PRATIQUES EN ABATTOIRS : DES TOLÉRANCES INACCEPTABLES EN FRANCE - La Semaine Vétérinaire n° 1880 du 18/12/2020
La Semaine Vétérinaire n° 1880 du 18/12/2020

EXPRESSION

Auteur(s) : JEAN-PIERRE KIEFFER

Fonctions : président de l’Œuvre d’assistance aux bêtes d’abattoirs (OABA)

La pratique a parfois force de loi. Ce qui constitue une hérésie dans un État de droit semble pourtant se vérifier dans certains abattoirs français. Alors que la mise à mort des animaux est encadrée par le règlement (CE) n° 1099/2009, certaines pratiques contraires à cette réglementation perdurent, tolérées par les services d’inspection de l’État ou avalisées par le ministère de l’Agriculture dans une note de service. Lors de ses audits en abattoirs, l’OEuvre d’assistance aux bêtes d’abattoirs (OABA) a ainsi noté la tolérance par le ministère de l’Agriculture de plusieurs pratiques non conformes à la réglementation européenne : usage sur des porcs non adultes d’un appareil soumettant l’animal à un choc électrique (ASACE), ou aiguillon électrique, défaut de contrôle systématique de l’absence de signe de vie avant l’habillage ou l’échaudage, absence d’inspection ante-mortem de tous les animaux de boucherie et de la possibilité de faire contrôler le bien-être des animaux à leur arrivée dans l’abattoir par un transporteur. L’OABA a donc questionné la Commission européenne sur ces différentes pratiques.

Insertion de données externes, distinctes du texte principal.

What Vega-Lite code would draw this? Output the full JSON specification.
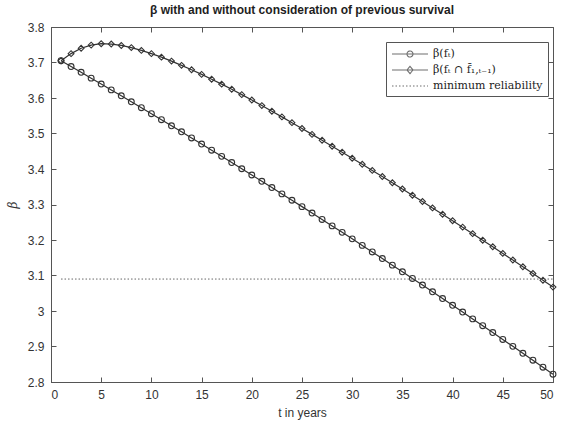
{
  "$schema": "https://vega.github.io/schema/vega-lite/v6.json",
  "width": 502,
  "height": 355,
  "autosize": "none",
  "padding": {"left": 51, "top": 27, "right": 8, "bottom": 44},
  "background": "white",
  "title": {
    "text": "β with and without consideration of previous survival",
    "font": "Liberation Sans",
    "fontSize": 12,
    "fontWeight": "bold",
    "color": "#1e1e1e",
    "anchor": "middle",
    "offset": 4
  },
  "config": {
    "view": {"stroke": "#555555", "strokeWidth": 1},
    "axis": {
      "grid": false,
      "domainColor": "#555555",
      "tickColor": "#555555",
      "tickSize": -5,
      "labelFont": "Liberation Sans",
      "labelFontSize": 12,
      "labelColor": "#333333",
      "titleFont": "Liberation Sans",
      "titleFontSize": 12,
      "titleFontWeight": "normal",
      "titleColor": "#333333"
    }
  },
  "datasets": {
    "curves": [
      {"t": 1, "series": "β(fₜ)", "beta": 3.705},
      {"t": 2, "series": "β(fₜ)", "beta": 3.6887},
      {"t": 3, "series": "β(fₜ)", "beta": 3.6723},
      {"t": 4, "series": "β(fₜ)", "beta": 3.6559},
      {"t": 5, "series": "β(fₜ)", "beta": 3.6394},
      {"t": 6, "series": "β(fₜ)", "beta": 3.6228},
      {"t": 7, "series": "β(fₜ)", "beta": 3.6061},
      {"t": 8, "series": "β(fₜ)", "beta": 3.5894},
      {"t": 9, "series": "β(fₜ)", "beta": 3.5726},
      {"t": 10, "series": "β(fₜ)", "beta": 3.5557},
      {"t": 11, "series": "β(fₜ)", "beta": 3.5388},
      {"t": 12, "series": "β(fₜ)", "beta": 3.5218},
      {"t": 13, "series": "β(fₜ)", "beta": 3.5047},
      {"t": 14, "series": "β(fₜ)", "beta": 3.4875},
      {"t": 15, "series": "β(fₜ)", "beta": 3.4703},
      {"t": 16, "series": "β(fₜ)", "beta": 3.453},
      {"t": 17, "series": "β(fₜ)", "beta": 3.4356},
      {"t": 18, "series": "β(fₜ)", "beta": 3.4182},
      {"t": 19, "series": "β(fₜ)", "beta": 3.4007},
      {"t": 20, "series": "β(fₜ)", "beta": 3.3831},
      {"t": 21, "series": "β(fₜ)", "beta": 3.3654},
      {"t": 22, "series": "β(fₜ)", "beta": 3.3477},
      {"t": 23, "series": "β(fₜ)", "beta": 3.3299},
      {"t": 24, "series": "β(fₜ)", "beta": 3.312},
      {"t": 25, "series": "β(fₜ)", "beta": 3.294},
      {"t": 26, "series": "β(fₜ)", "beta": 3.276},
      {"t": 27, "series": "β(fₜ)", "beta": 3.2579},
      {"t": 28, "series": "β(fₜ)", "beta": 3.2397},
      {"t": 29, "series": "β(fₜ)", "beta": 3.2215},
      {"t": 30, "series": "β(fₜ)", "beta": 3.2032},
      {"t": 31, "series": "β(fₜ)", "beta": 3.1848},
      {"t": 32, "series": "β(fₜ)", "beta": 3.1663},
      {"t": 33, "series": "β(fₜ)", "beta": 3.1478},
      {"t": 34, "series": "β(fₜ)", "beta": 3.1292},
      {"t": 35, "series": "β(fₜ)", "beta": 3.1105},
      {"t": 36, "series": "β(fₜ)", "beta": 3.0918},
      {"t": 37, "series": "β(fₜ)", "beta": 3.073},
      {"t": 38, "series": "β(fₜ)", "beta": 3.0541},
      {"t": 39, "series": "β(fₜ)", "beta": 3.0351},
      {"t": 40, "series": "β(fₜ)", "beta": 3.0161},
      {"t": 41, "series": "β(fₜ)", "beta": 2.997},
      {"t": 42, "series": "β(fₜ)", "beta": 2.9778},
      {"t": 43, "series": "β(fₜ)", "beta": 2.9586},
      {"t": 44, "series": "β(fₜ)", "beta": 2.9393},
      {"t": 45, "series": "β(fₜ)", "beta": 2.9199},
      {"t": 46, "series": "β(fₜ)", "beta": 2.9004},
      {"t": 47, "series": "β(fₜ)", "beta": 2.8809},
      {"t": 48, "series": "β(fₜ)", "beta": 2.8613},
      {"t": 49, "series": "β(fₜ)", "beta": 2.8416},
      {"t": 50, "series": "β(fₜ)", "beta": 2.8219},
      {"t": 1, "series": "β(fₜ ∩ f̄₁,ₜ₋₁)", "beta": 3.705},
      {"t": 2, "series": "β(fₜ ∩ f̄₁,ₜ₋₁)", "beta": 3.725},
      {"t": 3, "series": "β(fₜ ∩ f̄₁,ₜ₋₁)", "beta": 3.74},
      {"t": 4, "series": "β(fₜ ∩ f̄₁,ₜ₋₁)", "beta": 3.749},
      {"t": 5, "series": "β(fₜ ∩ f̄₁,ₜ₋₁)", "beta": 3.753},
      {"t": 6, "series": "β(fₜ ∩ f̄₁,ₜ₋₁)", "beta": 3.752},
      {"t": 7, "series": "β(fₜ ∩ f̄₁,ₜ₋₁)", "beta": 3.748},
      {"t": 8, "series": "β(fₜ ∩ f̄₁,ₜ₋₁)", "beta": 3.742},
      {"t": 9, "series": "β(fₜ ∩ f̄₁,ₜ₋₁)", "beta": 3.734},
      {"t": 10, "series": "β(fₜ ∩ f̄₁,ₜ₋₁)", "beta": 3.725},
      {"t": 11, "series": "β(fₜ ∩ f̄₁,ₜ₋₁)", "beta": 3.715},
      {"t": 12, "series": "β(fₜ ∩ f̄₁,ₜ₋₁)", "beta": 3.704},
      {"t": 13, "series": "β(fₜ ∩ f̄₁,ₜ₋₁)", "beta": 3.692},
      {"t": 14, "series": "β(fₜ ∩ f̄₁,ₜ₋₁)", "beta": 3.6795},
      {"t": 15, "series": "β(fₜ ∩ f̄₁,ₜ₋₁)", "beta": 3.6665},
      {"t": 16, "series": "β(fₜ ∩ f̄₁,ₜ₋₁)", "beta": 3.653},
      {"t": 17, "series": "β(fₜ ∩ f̄₁,ₜ₋₁)", "beta": 3.639},
      {"t": 18, "series": "β(fₜ ∩ f̄₁,ₜ₋₁)", "beta": 3.6245},
      {"t": 19, "series": "β(fₜ ∩ f̄₁,ₜ₋₁)", "beta": 3.6095},
      {"t": 20, "series": "β(fₜ ∩ f̄₁,ₜ₋₁)", "beta": 3.5942},
      {"t": 21, "series": "β(fₜ ∩ f̄₁,ₜ₋₁)", "beta": 3.5786},
      {"t": 22, "series": "β(fₜ ∩ f̄₁,ₜ₋₁)", "beta": 3.5627},
      {"t": 23, "series": "β(fₜ ∩ f̄₁,ₜ₋₁)", "beta": 3.5468},
      {"t": 24, "series": "β(fₜ ∩ f̄₁,ₜ₋₁)", "beta": 3.5305},
      {"t": 25, "series": "β(fₜ ∩ f̄₁,ₜ₋₁)", "beta": 3.5141},
      {"t": 26, "series": "β(fₜ ∩ f̄₁,ₜ₋₁)", "beta": 3.4975},
      {"t": 27, "series": "β(fₜ ∩ f̄₁,ₜ₋₁)", "beta": 3.4809},
      {"t": 28, "series": "β(fₜ ∩ f̄₁,ₜ₋₁)", "beta": 3.4641},
      {"t": 29, "series": "β(fₜ ∩ f̄₁,ₜ₋₁)", "beta": 3.4473},
      {"t": 30, "series": "β(fₜ ∩ f̄₁,ₜ₋₁)", "beta": 3.4303},
      {"t": 31, "series": "β(fₜ ∩ f̄₁,ₜ₋₁)", "beta": 3.4132},
      {"t": 32, "series": "β(fₜ ∩ f̄₁,ₜ₋₁)", "beta": 3.396},
      {"t": 33, "series": "β(fₜ ∩ f̄₁,ₜ₋₁)", "beta": 3.3787},
      {"t": 34, "series": "β(fₜ ∩ f̄₁,ₜ₋₁)", "beta": 3.3612},
      {"t": 35, "series": "β(fₜ ∩ f̄₁,ₜ₋₁)", "beta": 3.3437},
      {"t": 36, "series": "β(fₜ ∩ f̄₁,ₜ₋₁)", "beta": 3.3261},
      {"t": 37, "series": "β(fₜ ∩ f̄₁,ₜ₋₁)", "beta": 3.3083},
      {"t": 38, "series": "β(fₜ ∩ f̄₁,ₜ₋₁)", "beta": 3.2904},
      {"t": 39, "series": "β(fₜ ∩ f̄₁,ₜ₋₁)", "beta": 3.2724},
      {"t": 40, "series": "β(fₜ ∩ f̄₁,ₜ₋₁)", "beta": 3.2544},
      {"t": 41, "series": "β(fₜ ∩ f̄₁,ₜ₋₁)", "beta": 3.2362},
      {"t": 42, "series": "β(fₜ ∩ f̄₁,ₜ₋₁)", "beta": 3.2178},
      {"t": 43, "series": "β(fₜ ∩ f̄₁,ₜ₋₁)", "beta": 3.1994},
      {"t": 44, "series": "β(fₜ ∩ f̄₁,ₜ₋₁)", "beta": 3.1809},
      {"t": 45, "series": "β(fₜ ∩ f̄₁,ₜ₋₁)", "beta": 3.1622},
      {"t": 46, "series": "β(fₜ ∩ f̄₁,ₜ₋₁)", "beta": 3.1435},
      {"t": 47, "series": "β(fₜ ∩ f̄₁,ₜ₋₁)", "beta": 3.1246},
      {"t": 48, "series": "β(fₜ ∩ f̄₁,ₜ₋₁)", "beta": 3.1056},
      {"t": 49, "series": "β(fₜ ∩ f̄₁,ₜ₋₁)", "beta": 3.0865},
      {"t": 50, "series": "β(fₜ ∩ f̄₁,ₜ₋₁)", "beta": 3.0673}
    ],
    "threshold": [
      {"t": 1, "beta": 3.09},
      {"t": 50, "beta": 3.09}
    ]
  },
  "layer": [
    {
      "data": {"name": "curves"},
      "mark": {"type": "line", "stroke": "#333333", "strokeWidth": 1.2},
      "encoding": {
        "x": {
          "field": "t", "type": "quantitative",
          "scale": {"domain": [0, 50], "nice": false, "zero": false},
          "axis": {"orient": "bottom", "values": [0, 5, 10, 15, 20, 25, 30, 35, 40, 45, 50], "labelPadding": 12, "title": "t in years", "titlePadding": 7}
        },
        "y": {
          "field": "beta", "type": "quantitative",
          "scale": {"domain": [2.8, 3.8], "nice": false, "zero": false},
          "axis": {"orient": "left", "values": [2.8, 2.9, 3, 3.1, 3.2, 3.3, 3.4, 3.5, 3.6, 3.7, 3.8], "format": "~g", "labelPadding": 12, "title": "β", "titleFont": "DejaVu Serif", "titleFontStyle": "italic", "titleFontSize": 12, "titlePadding": 8}
        },
        "detail": {"field": "series"}
      }
    },
    {
      "data": {"name": "curves"},
      "mark": {"type": "point", "filled": false, "stroke": "#333333", "strokeWidth": 1.1, "size": 34, "opacity": 1},
      "encoding": {
        "x": {
          "field": "t", "type": "quantitative",
          "axis": {"orient": "top", "values": [0, 5, 10, 15, 20, 25, 30, 35, 40, 45, 50], "labels": false, "title": null, "domain": false}
        },
        "y": {
          "field": "beta", "type": "quantitative",
          "axis": {"orient": "right", "values": [2.8, 2.9, 3, 3.1, 3.2, 3.3, 3.4, 3.5, 3.6, 3.7, 3.8], "labels": false, "title": null, "domain": false}
        },
        "shape": {
          "field": "series", "type": "nominal",
          "scale": {"domain": ["β(fₜ)", "β(fₜ ∩ f̄₁,ₜ₋₁)"], "range": ["circle", "diamond"]},
          "legend": null
        }
      }
    },
    {
      "data": {"name": "threshold"},
      "mark": {"type": "line", "stroke": "#666666", "strokeWidth": 1, "strokeDash": [1.5, 2]},
      "encoding": {
        "x": {"field": "t", "type": "quantitative", "axis": null},
        "y": {"field": "beta", "type": "quantitative", "axis": null}
      }
    },
    {
      "data": {"values": []},
      "mark": {"type": "point", "filled": false, "stroke": "#333333", "strokeWidth": 1},
      "encoding": {
        "shape": {
          "field": "series", "type": "nominal",
          "scale": {
            "domain": ["β(fₜ)", "β(fₜ ∩ f̄₁,ₜ₋₁)", "minimum reliability"],
            "range": [
              "M-1,0H5M2.5,0A0.5,0.5,0,1,1,1.5,0A0.5,0.5,0,1,1,2.5,0",
              "M-1,0H5M1.5,0L2,-0.6L2.5,0L2,0.6Z",
              "M-1,0H5"
            ]
          },
          "legend": {
            "orient": "none", "legendX": 335, "legendY": 15,
            "title": null,
            "symbolSize": 144,
            "symbolStrokeWidth": 1.1,
            "symbolStrokeColor": "#333333",
            "labelOffset": 28,
            "labelFont": "DejaVu Serif",
            "labelFontSize": 11,
            "labelColor": "#222222",
            "strokeColor": "#555555",
            "fillColor": "white",
            "padding": 5,
            "rowPadding": 3
          }
        },
        "strokeDash": {
          "field": "series", "type": "nominal",
          "scale": {
            "domain": ["β(fₜ)", "β(fₜ ∩ f̄₁,ₜ₋₁)", "minimum reliability"],
            "range": [[1, 0], [1, 0], [1.5, 2]]
          },
          "legend": {"orient": "none", "legendX": 335, "legendY": 15, "title": null}
        }
      }
    }
  ],
  "resolve": {
    "scale": {"shape": "independent", "strokeDash": "independent"},
    "axis": {"x": "independent", "y": "independent"}
  }
}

Position de la Commission européenne

Dans deux courriers distincts, de 2017 et 2020, la Commission européenne a confirmé que ces pratiques n’étaient pas conformes au droit européen et à son interprétation. Ainsi, l’ASACE ne peut pas être utilisé sur des porcs qui ne sont pas adultes, ce qui est le cas des porcs charcutiers habituellement abattus entre 110 et 120 kilos. Par ailleurs, le contrôle des animaux lorsqu’ils arrivent dans un abattoir doit être effectué par un responsable protection animale (RPA) ou un personnel placé directement sous son autorité, ce qui n’est pas le cas d’un transporteur. Enfin, le contrôle de l’absence de signes de vie avant l’habillage ou l’échaudage doit être effectué pour chaque animal. Les précisions données par la Commission européenne sont essentielles au regard de l’incidence de ces pratiques sur la protection animale en abattoir.

Le ministère de l’Agriculture : législateur malgré lui

Or, certaines de ces pratiques, qui contreviennent au droit européen, sont tolérées, voire avalisées par le ministère de l’Agriculture. Il en est ainsi de la possibilité pour un fournisseur de contrôler l’état des animaux lors de leur arrivée à l’abattoir (note de service DGAL/SDSSA/N2010-8171 en date du 23 juin 2010).

Quant à l’inspection ante-mortem, si elle doit en théorie concerner tous les animaux arrivés à l’abattoir, la pratique est bien différente. C’est le constat fait par l’OABA dans certains des abattoirs audités où le contrôle ante-mortem n’a concerné qu’un nombre réduit d’animaux : 10 à 20 % d’entre eux, voire 2 % dans un établissement.

Des solutions existent

Outre le non-respect de la réglementation, ces tolérances sont d’autant moins acceptables qu’il existe des solutions pour éviter de recourir à ce type de pratiques. Il en est ainsi de l’usage de l’ASACE qui peut être remplacé notamment par une amélioration structurelle des locaux. Le contrôle systématique des signes de vie avant l’échaudage ou l’habillage peut, dans certains cas, être remplacé par des contrôles sur un échantillonnage représentatif. Quant au contrôle des animaux à l’arrivée par une personne habilitée, il revient à l’abattoir de mieux planifier les approvisionnements ou de prévoir du personnel formé, placé sous l’autorité d’un RPA lorsque les arrivées se font en dehors des heures d’activité de l’abattoir. Enfin, pour ce qui concerne le contrôle systématique ante-mortem qui doit être réalisé par les services d’inspection, le Conseil économique, social et environnemental (CESE), dans son avis du 27 novembre 2019, a rappelé le faible montant de la redevance sanitaire, contrairement à nos voisins européens. Une hausse de cette taxe permettrait sans nul doute d’augmenter les effectifs des services de l’État en abattoirs. Nombre d’abattoirs, qui ont fait des demandes pour une inspection ante-mortem systématique, n’ont pu obtenir satisfaction de la part de leur DDPP… Il est difficilement admissible que le ministère puisse adapter de manière hasardeuse le droit à la contrainte budgétaire, au risque de manquer à sa mission de service public : assurer la bientraitance animale en abattoir et la sécurité sanitaire des viandes.